Старая метка

Полуголый, с коричневой кожей старик схватил древко топора и резко поднял его вверх. Этот рычаг вздел дверцу до половины. Бросив топор и выхватив Кобру, Альба скользнул, пригнувшись, в проём. Бэнсон, подбежав, рванул дверцу и поднял её вверх до конца. (Клацнула невидимая защёлка.) Вдруг в эту дверь навстречу Бэнсону вылетел бледный, с безумьем в глазах, Пёсий папа. Тяжким ударом Бэнсон сбил его с ног (а какое-то впервые явившееся ему чувство принесло уверенное знание того, что в ближайшие полчаса “папа” не встанет), наклонился – зашипев от боли в прокушенной ноге – за топором, – и поднял его. Очень вовремя. Навстречу ему, в пространство наполненного воем двора вылетел чёрный, с взрезанной шеей пёс. Бэнсон, качнувшись вперёд, просадил его широкую, мускулистую грудь навершиями окровавленных лезвий и, вскинув топор вертикально, поднял бьющуюся тварь над собой.

– Бэн, это последний! – сообщил, выглянув во двор, блестящий от пота коричневый Альба и, на секунду остановив взгляд, добавил: – Оторви у “папы” рукав, перетяни свою ногу – и жди; оставшийся молодняк не выпускай, а я быстро – к конюшне, чтоб никто не сбежал, а то гнаться придётся…

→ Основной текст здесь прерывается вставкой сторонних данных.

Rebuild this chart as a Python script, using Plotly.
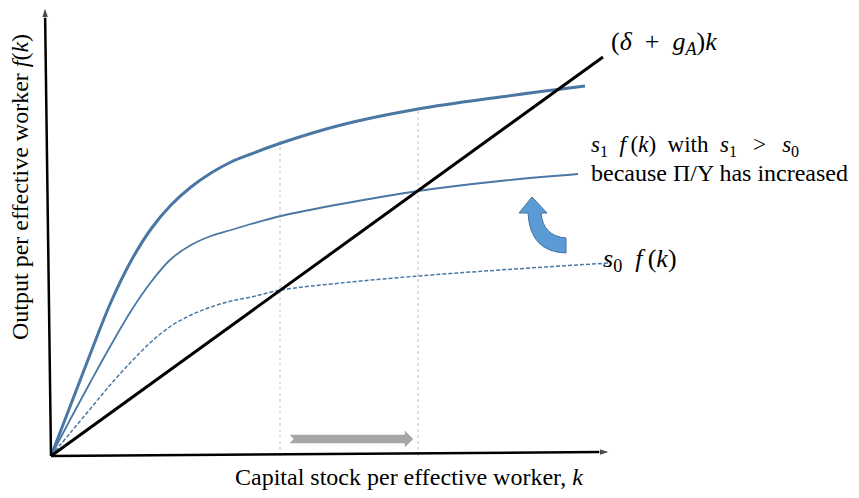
import plotly.graph_objects as go

# Conceptual Solow diagram; units are arbitrary (origin at the axes' corner)
k_grid = [0, 20, 40, 60, 80, 100, 120, 140, 160, 180, 200, 230, 290, 367, 449]

k_top = k_grid + [534]
f_top = [0, 52, 104, 154, 195, 227, 251, 269, 283, 294, 302, 313, 331, 347, 359, 370]

k_s1 = k_grid + [527]
f_s1 = [0, 38, 75, 111, 145, 174, 197, 211, 220, 226, 232, 240, 252, 265, 275, 282]

k_s0 = k_grid + [557]
f_s0 = [0, 24, 48, 72, 94, 114, 130, 141, 149, 155, 159, 166, 173, 180, 186, 193]

k_dep = [0, 552]
f_dep = [0, 399]

k_steady = [229, 367]          # old and new steady states
f_steady_top = [315, 348]      # where the guide lines stop (on f(k))

# axes (tail, head)
yaxis_x = [0, -6]
yaxis_y = [0, 449]
xaxis_x = [0, 559]
xaxis_y = [0, 4]

# decorative arrows
shift_x = [239, 354, 354, 362, 354, 354, 239, 243, 239]
shift_y = [21, 21, 25, 17, 9, 13, 13, 17, 21]
curl_x = [481, 496, 490, 492, 515, 515, 479, 477, 468]
curl_y = [259, 243, 243, 220, 218, 203, 204, 243, 243]

BLUE = "#4a77a3"
SERIF = "Liberation Serif"
EN = "\u2002"
TH = "\u2009"

fig = go.Figure()

# guide lines
for kx, fy in zip(k_steady, f_steady_top):
    fig.add_trace(go.Scatter(x=[kx, kx], y=[0, fy], mode="lines",
                             line=dict(color="#c4c4c4", width=1, dash="3px,3px"),
                             hoverinfo="skip"))

fig.add_trace(go.Scatter(x=k_top, y=f_top, mode="lines", line_shape="spline",
                         line=dict(color=BLUE, width=3, smoothing=1), hoverinfo="skip"))
fig.add_trace(go.Scatter(x=k_s1, y=f_s1, mode="lines", line_shape="spline",
                         line=dict(color=BLUE, width=1.8, smoothing=1), hoverinfo="skip"))
fig.add_trace(go.Scatter(x=k_s0, y=f_s0, mode="lines", line_shape="spline",
                         line=dict(color=BLUE, width=1.5, dash="4px,2px", smoothing=1),
                         hoverinfo="skip"))
fig.add_trace(go.Scatter(x=k_dep, y=f_dep, mode="lines",
                         line=dict(color="black", width=3), hoverinfo="skip"))

# axes with arrowheads
for ax_x, ax_y in ((yaxis_x, yaxis_y), (xaxis_x, xaxis_y)):
    fig.add_trace(go.Scatter(x=ax_x, y=ax_y, mode="lines+markers",
                             line=dict(color="black", width=2.5),
                             marker=dict(symbol="arrow", size=[0, 11], angleref="previous",
                                         color="black"),
                             hoverinfo="skip"))

# gray shift arrow
fig.add_trace(go.Scatter(x=shift_x, y=shift_y, mode="lines", fill="toself",
                         fillcolor="#a6a6a6", line=dict(color="#a6a6a6", width=0.5),
                         hoverinfo="skip"))

# curved blue arrow
path = (f"M {curl_x[0]},{curl_y[0]} L {curl_x[1]},{curl_y[1]} L {curl_x[2]},{curl_y[2]} "
        f"Q {curl_x[3]},{curl_y[3]} {curl_x[4]},{curl_y[4]} L {curl_x[5]},{curl_y[5]} "
        f"Q {curl_x[6]},{curl_y[6]} {curl_x[7]},{curl_y[7]} L {curl_x[8]},{curl_y[8]} Z")
fig.add_shape(type="path", path=path, xref="x", yref="y",
              fillcolor="#5b9bd5", line=dict(color="#41719c", width=1))

# labels
def label(x, y, text, size=24, anchor="left", angle=0):
    fig.add_annotation(x=x, y=y, xref="x", yref="y", xanchor=anchor, yanchor="middle",
                       showarrow=False, text=text, textangle=angle,
                       font=dict(family=SERIF, size=size, color="black"))

label(558, 413, f"(<i>δ</i>{EN}+{EN}<i>g<sub>A</sub></i>)<i>k</i>", size=26)
label(538, 310,
      f"<i>s</i><sub>1</sub>{EN}<i>f</i>{TH}(<i>k</i>){EN}with{EN}<i>s</i><sub>1</sub>"
      f"{EN}{TH}&gt;{EN}{TH}<i>s</i><sub>0</sub>", size=23)
label(538, 283, "because Π/Y has increased", size=24)
label(550, 196, f"<i>s</i><sub>0</sub>{EN}<i>f</i>{TH}(<i>k</i>)", size=26)
label(358, -21, "Capital stock per effective worker, <i>k</i>", size=24, anchor="center")
label(-31, 269, "Output per effective worker <i>f</i>(<i>k</i>)", size=24, anchor="center", angle=-90)

# the page body adds an 8px margin, so the figure is sized to fit the window
fig.update_layout(
    width=843, height=482, margin=dict(l=0, r=0, t=0, b=0),
    paper_bgcolor="white", plot_bgcolor="white", showlegend=False,
    xaxis=dict(range=[-43, 800], visible=False, fixedrange=True),
    yaxis=dict(range=[-34, 448], visible=False, fixedrange=True),
)

fig.write_html("out.html")
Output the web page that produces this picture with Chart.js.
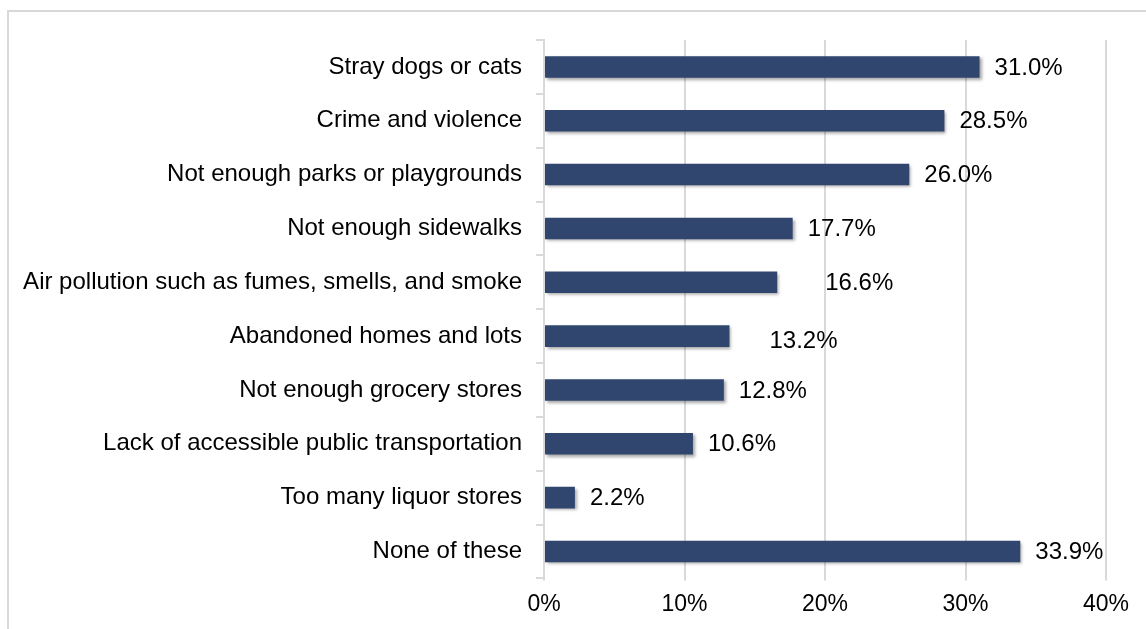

– Альба, там один связанный – в ловушке, в подвале, его не ищи! – прокричал вслед исчезнувшему монаху Бэнсон, и оттуда, из недр лабиринта “папиной” псарни долетел слабый крик: “Хорошо!..”

Прочертив широкий мах топором, Бэнсон сбросил обвисшего пса под стену и огляделся. Громадный, идеально ровный квадрат ристалища[11] завален телами собак. С десяток их, воя и задыхаясь, и обессиленно взвизгивая, пытаются куда-то ползти. Пять подрощенных однолеток сбились в дальнем углу и утробно ревут. Бока их трясутся, как будто изнутри бьют палками. “Папа” лежит на спине и, закатив глаза, со свистом и бульканьем дышит. Бэнсон подошёл, разорвал на полосы его прогулочный тонкий халат и наложил на прокушенное бедро широкую тугую повязку. Потом сел, привалившись спиной к закрытой двери, и стал ждать.

Ждал он долго. Прошёл почти час, когда за дверью послышались звуки присутствия кого-то живого. Бэнсон вскочил, встал в стороне, сбоку, и приподнял топор.

– Бэн, это мы! – раздался спокойный и такой знакомый Бэнсону голос.

Но во двор вышел не Альба. Появился привратник, бледный, трясущийся, за ним – тот, кто запер Бэнсона в ловушке, потом – хромающий, любитель случайного золота, владелец дубинки. И уже последним – неторопливый и бодрый, с внимательным взглядом, монах. Бэнсон встретил его широкой улыбкой. Посторонился, пропуская мимо себя троих пришедших, так как каждый был обременён громоздкой ношей: привратник тащил убитого неудачливого стрелка, коварный провожатый – ушат с водой, а любитель золота – скамью, – широкую, длинную.

Трое опустили на землю свои ноши и, отойдя к стене, встали кучкой немой и дрожащей. Альба прошёл вглубь двора, поднял и надел свой балахон с капюшоном. Спрятал под ним привычным движением Кобру. Вернулся и коротко проговорил:

– Ты (кивок в сторону помятого, болезненно сжавшегося владельца дубинки) – иди в дом. Неси сюда всё деревянное – стулья, шкафчики – что сможешь поднять. Ты и ты – соберите собак в одну кучу, в середине двора.

И, подойдя, взглянул пристально Бэнсону в самые зрачки. Сказал серьёзно и строго:

– Ну что, Бэн. Ну что. Молодец.

Подтащил к стене скамью, выставив её торцом к камню, показал жестом: “садись!” Бэнсон сел, привалившись спиной к нагретой стене, и Альба помог ему вытянуть вдоль скамьи повреждённую ногу. Снял повязку, осмотрел вспухшую рану.